6.12.07

reconheço meu defeito: no fundo, poucas coisas me assustam. no fundo, no fundo, o que me assusta é o que não me assusta.

não que eu seja alheia à dor. mas em mim se precisa de muito para que eu saia do lugar. se precisa de muito para merecer meu descompasso. merecer meu desalento. porque meu desalento vem de dentro, como lava que corre embaixo do chão. então queima e leva tudo e petrifica o caminho e seca o ar. e é de mim que escorre quente e esvai.

o que me assusta é constatar que, na verdade, nada é perigoso. nada amedronta. que tudo o que há no mundo é cru e possível. e que a vida é feia mesmo, às vezes.

é quando meu desalento vira paz. e aceito a dor do mundo. e amo infinitamente tudo à minha volta. porque sou feita de amor apesar do peso das pedras. das rochas vulcânicas e da fumaça de cinzas que sufoca. porque amar é tudo o que resta. é o que faz a vida bonita mesmo, às vezes.

reconheço meu defeito: amar é tudo o que faço contra a evidência do inevitável e trágico, ou do evitável e cretino, ou do inesperado devastador. e estou em paz comigo por saber que a vida não perdoa. nunca.

14.11.07

rascunho #1

laço de pequim
porque não conheço pequim,
nem estive por lá.

pequim é coisa que desconheço e não sei,
assim como a cidade que moro e dela só sei o nome.

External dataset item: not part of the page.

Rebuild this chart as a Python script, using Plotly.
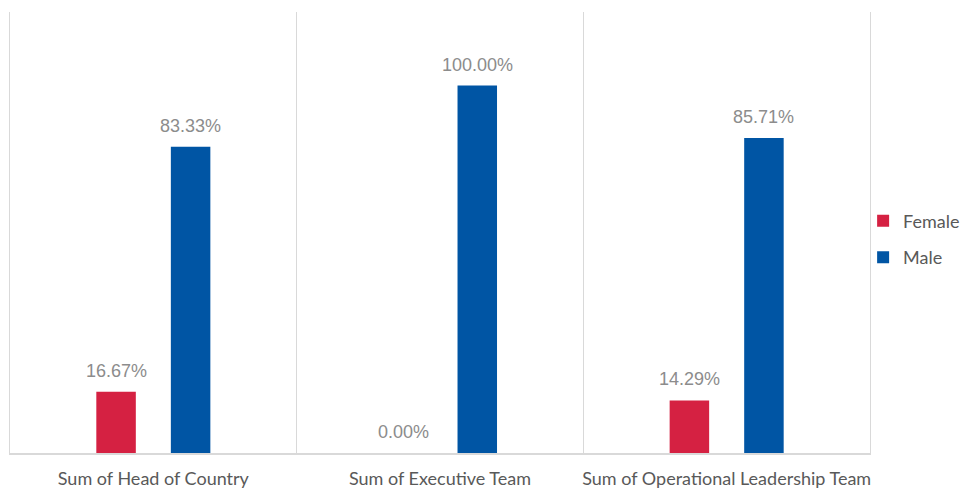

o que sei é apontá-la no mapa -
com o dedo acordado dizendo: "aqui fica são paulo" -
porque são paulo é a cidade qualquer que dorme num mapa -
e a cidade que dorme no mapa não é a mesma que ferve em mim.

não é são paulo,
não é pequim.

laço de pequim
porque apenas conheço pela certeza e geografia.
a matemática dos lugares
ou laço de sangue e açúcar,
tal como o laço de minha cidade
que corre livre num rio sujo.

o outro laço,
o de pequim,
é o que jogo de cima da ponte,
afrouxando o nó de minha aorta seca
que depois respira serena, elástica, viscosa.

16.5.07

"eita, mundo velho sem porteira"
é a frase que trago comigo,
como um molho de chaves velho
costurado ao meu umbigo.

então abro a porta surda,
pontilhada por meus dedos no ar,
revejo meu pai sereno -
como poucas vezes -
a resmungar:

"eita, mundo velho sem porteira!",
e tudo parece fazer sentido:
não há porta, não há janela,
nem tecido de mundo poído.

5.2.07

está morto, joaquim. nada vivo na carcaça de meu coração. não sobrou nada. tudo foi devastado pelo tempo que foi perdido. o tempo comido nos dias surdos e preguiçosos. eu quis dançar e não soube como. e na carta você me falava da dança possível. mas minha dança possível é de restos e vermes, marcha fúnebre e choro, joaquim. eu sei que aqui dentro há amor, há coisas que o
espelho não me mostra porque me vejo pequena e o reflexo é malicioso e malvado. ele ri das curvas não completas, do olho triste e do corpo desengonçado. e ele ainda pode ver meu coração através da luz que entra na janela, e atravessa correndo minha blusa lilás, tocando meu seio sorridente que esconde, inocentemente, o peito que não acorda pra não ter que viver.

e, sim, esse é um atestado de incapacidade. porque eu aprendi, joaquim, que quem não se enxerga, não dança.